__Exercise description__: Repeat the entries that follow verbatim, without any of their pictures.
________
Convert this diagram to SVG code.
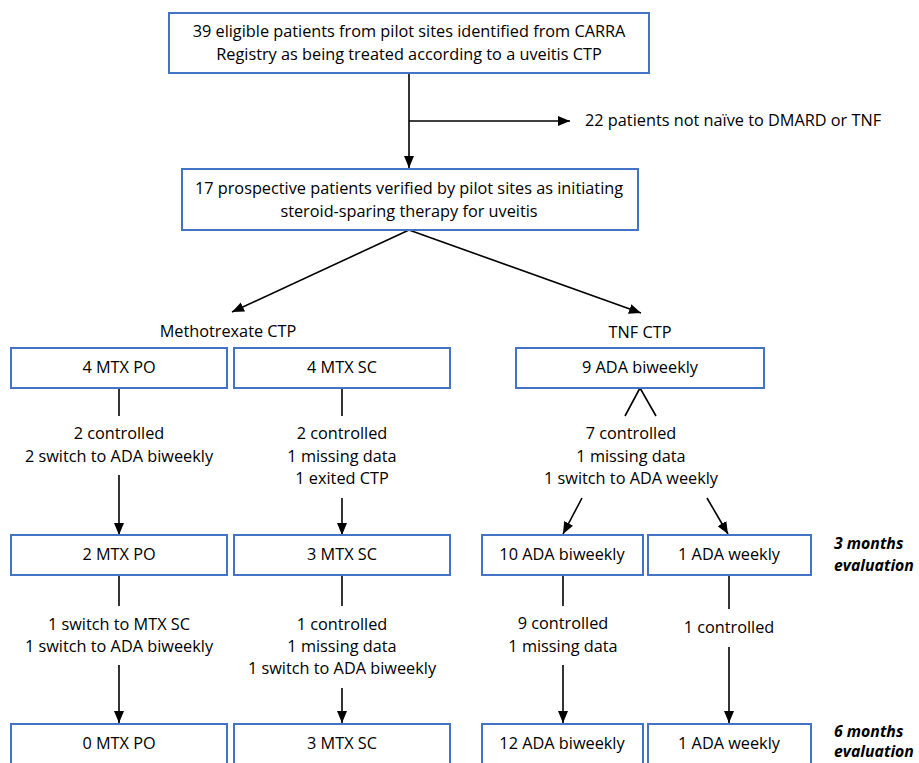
<svg xmlns="http://www.w3.org/2000/svg" width="919" height="763" viewBox="0 0 919 763">
<style>
  .box { fill: #ffffff; stroke: #4472C4; stroke-width: 2; }
  text { font-family: "Open Sans", "Liberation Sans", Arial, sans-serif; font-size: 16.3px; fill: #000; text-anchor: middle; }
  .lbl { text-anchor: start; }
  .eval { font-weight: bold; font-style: italic; text-anchor: start; font-size: 15.8px; }
  .ln { stroke: #000; stroke-width: 1.6; fill: none; }
</style>
<defs>
  <marker id="ah" markerUnits="userSpaceOnUse" markerWidth="12" markerHeight="12" viewBox="0 0 12 12" refX="12" refY="6" orient="auto">
    <path d="M0,1 L12,6 L0,11 Z" fill="#000"/>
  </marker>
</defs>
<rect width="919" height="763" fill="#fff"/>

<g id="connectors">
  <line class="ln" x1="409" y1="73" x2="409" y2="168" marker-end="url(#ah)"/>
  <line class="ln" x1="409" y1="121" x2="570" y2="121" marker-end="url(#ah)"/>
  <line class="ln" x1="409" y1="230" x2="232" y2="312" marker-end="url(#ah)"/>
  <line class="ln" x1="409" y1="230" x2="641" y2="313" marker-end="url(#ah)"/>
  <line class="ln" x1="119" y1="388" x2="119" y2="416"/>
  <line class="ln" x1="119" y1="475" x2="119" y2="535" marker-end="url(#ah)"/>
  <line class="ln" x1="119" y1="576" x2="119" y2="606"/>
  <line class="ln" x1="119" y1="665" x2="119" y2="723" marker-end="url(#ah)"/>
  <line class="ln" x1="342" y1="388" x2="342" y2="416"/>
  <line class="ln" x1="342" y1="498" x2="342" y2="535" marker-end="url(#ah)"/>
  <line class="ln" x1="342" y1="576" x2="342" y2="606"/>
  <line class="ln" x1="342" y1="688" x2="342" y2="723" marker-end="url(#ah)"/>
  <polyline class="ln" points="625,416 640,388 656,416"/>
  <line class="ln" x1="582" y1="498" x2="563" y2="534" marker-end="url(#ah)"/>
  <line class="ln" x1="707" y1="498" x2="728" y2="534" marker-end="url(#ah)"/>
  <line class="ln" x1="563" y1="575" x2="563" y2="606"/>
  <line class="ln" x1="563" y1="665" x2="563" y2="723" marker-end="url(#ah)"/>
  <line class="ln" x1="729" y1="575" x2="729" y2="609"/>
  <line class="ln" x1="729" y1="647" x2="729" y2="723" marker-end="url(#ah)"/>
</g>

<g id="n_top">
  <rect class="box" x="169" y="13" width="480" height="60"/>
  <text x="409" y="37">39 eligible patients from pilot sites identified from CARRA</text>
  <text x="409" y="60">Registry as being treated according to a uveitis CTP</text>
</g>
<g id="n_excluded">
  <text class="lbl" x="585" y="126">22 patients not naïve to DMARD or TNF</text>
</g>
<g id="n_prospective">
  <rect class="box" x="182" y="169" width="456" height="61"/>
  <text x="409" y="194">17 prospective patients verified by pilot sites as initiating</text>
  <text x="409" y="217">steroid-sparing therapy for uveitis</text>
</g>
<g id="n_mtx_label"><text x="228" y="337">Methotrexate CTP</text></g>
<g id="n_tnf_label"><text x="640" y="338">TNF CTP</text></g>

<g id="n_mtxpo0"><rect class="box" x="11" y="348" width="216" height="40"/><text x="119" y="373">4 MTX PO</text></g>
<g id="n_mtxsc0"><rect class="box" x="234" y="348" width="216" height="40"/><text x="342" y="373">4 MTX SC</text></g>
<g id="n_ada0"><rect class="box" x="516" y="348" width="248" height="40"/><text x="640" y="373">9 ADA biweekly</text></g>

<g id="l_mtxpo1"><text x="119" y="439">2 controlled</text><text x="119" y="462">2 switch to ADA biweekly</text></g>
<g id="l_mtxsc1"><text x="342" y="439">2 controlled</text><text x="342" y="462">1 missing data</text><text x="342" y="484">1 exited CTP</text></g>
<g id="l_ada1"><text x="631" y="439">7 controlled</text><text x="631" y="462">1 missing data</text><text x="631" y="484">1 switch to ADA weekly</text></g>

<g id="n_mtxpo3"><rect class="box" x="11" y="535" width="216" height="40"/><text x="119" y="560">2 MTX PO</text></g>
<g id="n_mtxsc3"><rect class="box" x="234" y="535" width="216" height="40"/><text x="342" y="560">3 MTX SC</text></g>
<g id="n_adab3"><rect class="box" x="482" y="535" width="161" height="40"/><text x="562" y="560">10 ADA biweekly</text></g>
<g id="n_adaw3"><rect class="box" x="648" y="535" width="163" height="40"/><text x="729" y="560">1 ADA weekly</text></g>
<g id="n_eval3"><text class="eval" x="834" y="549">3 months</text><text class="eval" x="834" y="571">evaluation</text></g>

<g id="l_mtxpo2"><text x="119" y="630">1 switch to MTX SC</text><text x="119" y="652">1 switch to ADA biweekly</text></g>
<g id="l_mtxsc2"><text x="342" y="630">1 controlled</text><text x="342" y="652">1 missing data</text><text x="342" y="674">1 switch to ADA biweekly</text></g>
<g id="l_adab2"><text x="563" y="629">9 controlled</text><text x="563" y="652">1 missing data</text></g>
<g id="l_adaw2"><text x="729" y="633">1 controlled</text></g>

<g id="n_mtxpo6"><rect class="box" x="11" y="724" width="216" height="40"/><text x="119" y="749">0 MTX PO</text></g>
<g id="n_mtxsc6"><rect class="box" x="234" y="724" width="216" height="40"/><text x="342" y="749">3 MTX SC</text></g>
<g id="n_adab6"><rect class="box" x="482" y="724" width="161" height="40"/><text x="562" y="749">12 ADA biweekly</text></g>
<g id="n_adaw6"><rect class="box" x="648" y="724" width="163" height="40"/><text x="729" y="749">1 ADA weekly</text></g>
<g id="n_eval6"><text class="eval" x="834" y="737">6 months</text><text class="eval" x="834" y="757">evaluation</text></g>
</svg>
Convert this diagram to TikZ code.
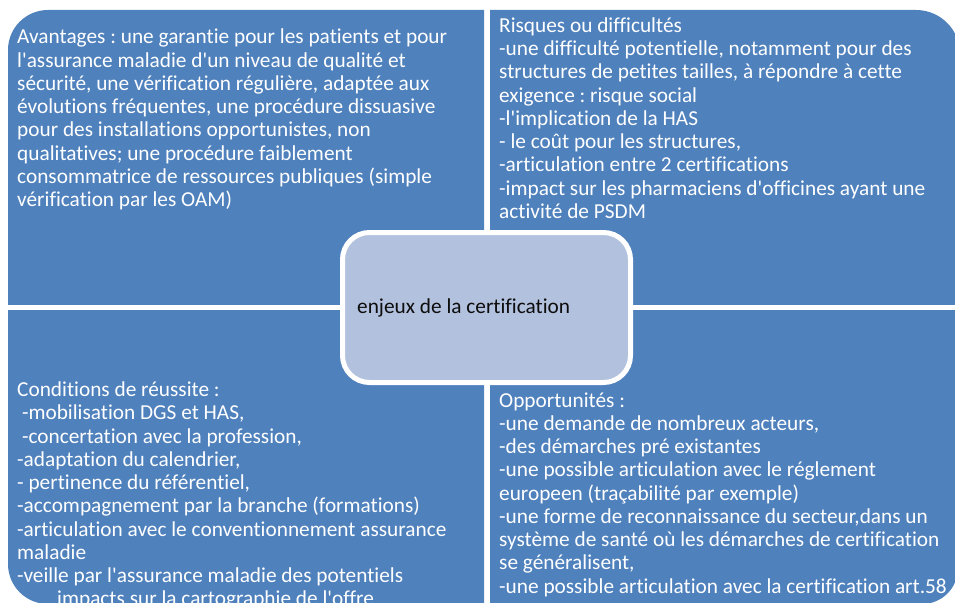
________
__In response__:
Convert this diagram to SVG code.
<svg xmlns="http://www.w3.org/2000/svg" width="919" height="763" viewBox="0 0 919 763">
<style>
  .box { fill: #ffffff; stroke: #4472C4; stroke-width: 2; }
  text { font-family: "Open Sans", "Liberation Sans", Arial, sans-serif; font-size: 16.3px; fill: #000; text-anchor: middle; }
  .lbl { text-anchor: start; }
  .eval { font-weight: bold; font-style: italic; text-anchor: start; font-size: 15.8px; }
  .ln { stroke: #000; stroke-width: 1.6; fill: none; }
</style>
<defs>
  <marker id="ah" markerUnits="userSpaceOnUse" markerWidth="12" markerHeight="12" viewBox="0 0 12 12" refX="12" refY="6" orient="auto">
    <path d="M0,1 L12,6 L0,11 Z" fill="#000"/>
  </marker>
</defs>
<rect width="919" height="763" fill="#fff"/>

<g id="connectors">
  <line class="ln" x1="409" y1="73" x2="409" y2="168" marker-end="url(#ah)"/>
  <line class="ln" x1="409" y1="121" x2="570" y2="121" marker-end="url(#ah)"/>
  <line class="ln" x1="409" y1="230" x2="232" y2="312" marker-end="url(#ah)"/>
  <line class="ln" x1="409" y1="230" x2="641" y2="313" marker-end="url(#ah)"/>
  <line class="ln" x1="119" y1="388" x2="119" y2="416"/>
  <line class="ln" x1="119" y1="475" x2="119" y2="535" marker-end="url(#ah)"/>
  <line class="ln" x1="119" y1="576" x2="119" y2="606"/>
  <line class="ln" x1="119" y1="665" x2="119" y2="723" marker-end="url(#ah)"/>
  <line class="ln" x1="342" y1="388" x2="342" y2="416"/>
  <line class="ln" x1="342" y1="498" x2="342" y2="535" marker-end="url(#ah)"/>
  <line class="ln" x1="342" y1="576" x2="342" y2="606"/>
  <line class="ln" x1="342" y1="688" x2="342" y2="723" marker-end="url(#ah)"/>
  <polyline class="ln" points="625,416 640,388 656,416"/>
  <line class="ln" x1="582" y1="498" x2="563" y2="534" marker-end="url(#ah)"/>
  <line class="ln" x1="707" y1="498" x2="728" y2="534" marker-end="url(#ah)"/>
  <line class="ln" x1="563" y1="575" x2="563" y2="606"/>
  <line class="ln" x1="563" y1="665" x2="563" y2="723" marker-end="url(#ah)"/>
  <line class="ln" x1="729" y1="575" x2="729" y2="609"/>
  <line class="ln" x1="729" y1="647" x2="729" y2="723" marker-end="url(#ah)"/>
</g>

<g id="n_top">
  <rect class="box" x="169" y="13" width="480" height="60"/>
  <text x="409" y="37">39 eligible patients from pilot sites identified from CARRA</text>
  <text x="409" y="60">Registry as being treated according to a uveitis CTP</text>
</g>
<g id="n_excluded">
  <text class="lbl" x="585" y="126">22 patients not naïve to DMARD or TNF</text>
</g>
<g id="n_prospective">
  <rect class="box" x="182" y="169" width="456" height="61"/>
  <text x="409" y="194">17 prospective patients verified by pilot sites as initiating</text>
  <text x="409" y="217">steroid-sparing therapy for uveitis</text>
</g>
<g id="n_mtx_label"><text x="228" y="337">Methotrexate CTP</text></g>
<g id="n_tnf_label"><text x="640" y="338">TNF CTP</text></g>

<g id="n_mtxpo0"><rect class="box" x="11" y="348" width="216" height="40"/><text x="119" y="373">4 MTX PO</text></g>
<g id="n_mtxsc0"><rect class="box" x="234" y="348" width="216" height="40"/><text x="342" y="373">4 MTX SC</text></g>
<g id="n_ada0"><rect class="box" x="516" y="348" width="248" height="40"/><text x="640" y="373">9 ADA biweekly</text></g>

<g id="l_mtxpo1"><text x="119" y="439">2 controlled</text><text x="119" y="462">2 switch to ADA biweekly</text></g>
<g id="l_mtxsc1"><text x="342" y="439">2 controlled</text><text x="342" y="462">1 missing data</text><text x="342" y="484">1 exited CTP</text></g>
<g id="l_ada1"><text x="631" y="439">7 controlled</text><text x="631" y="462">1 missing data</text><text x="631" y="484">1 switch to ADA weekly</text></g>

<g id="n_mtxpo3"><rect class="box" x="11" y="535" width="216" height="40"/><text x="119" y="560">2 MTX PO</text></g>
<g id="n_mtxsc3"><rect class="box" x="234" y="535" width="216" height="40"/><text x="342" y="560">3 MTX SC</text></g>
<g id="n_adab3"><rect class="box" x="482" y="535" width="161" height="40"/><text x="562" y="560">10 ADA biweekly</text></g>
<g id="n_adaw3"><rect class="box" x="648" y="535" width="163" height="40"/><text x="729" y="560">1 ADA weekly</text></g>
<g id="n_eval3"><text class="eval" x="834" y="549">3 months</text><text class="eval" x="834" y="571">evaluation</text></g>

<g id="l_mtxpo2"><text x="119" y="630">1 switch to MTX SC</text><text x="119" y="652">1 switch to ADA biweekly</text></g>
<g id="l_mtxsc2"><text x="342" y="630">1 controlled</text><text x="342" y="652">1 missing data</text><text x="342" y="674">1 switch to ADA biweekly</text></g>
<g id="l_adab2"><text x="563" y="629">9 controlled</text><text x="563" y="652">1 missing data</text></g>
<g id="l_adaw2"><text x="729" y="633">1 controlled</text></g>

<g id="n_mtxpo6"><rect class="box" x="11" y="724" width="216" height="40"/><text x="119" y="749">0 MTX PO</text></g>
<g id="n_mtxsc6"><rect class="box" x="234" y="724" width="216" height="40"/><text x="342" y="749">3 MTX SC</text></g>
<g id="n_adab6"><rect class="box" x="482" y="724" width="161" height="40"/><text x="562" y="749">12 ADA biweekly</text></g>
<g id="n_adaw6"><rect class="box" x="648" y="724" width="163" height="40"/><text x="729" y="749">1 ADA weekly</text></g>
<g id="n_eval6"><text class="eval" x="834" y="737">6 months</text><text class="eval" x="834" y="757">evaluation</text></g>
</svg>
Convert this diagram to TikZ code.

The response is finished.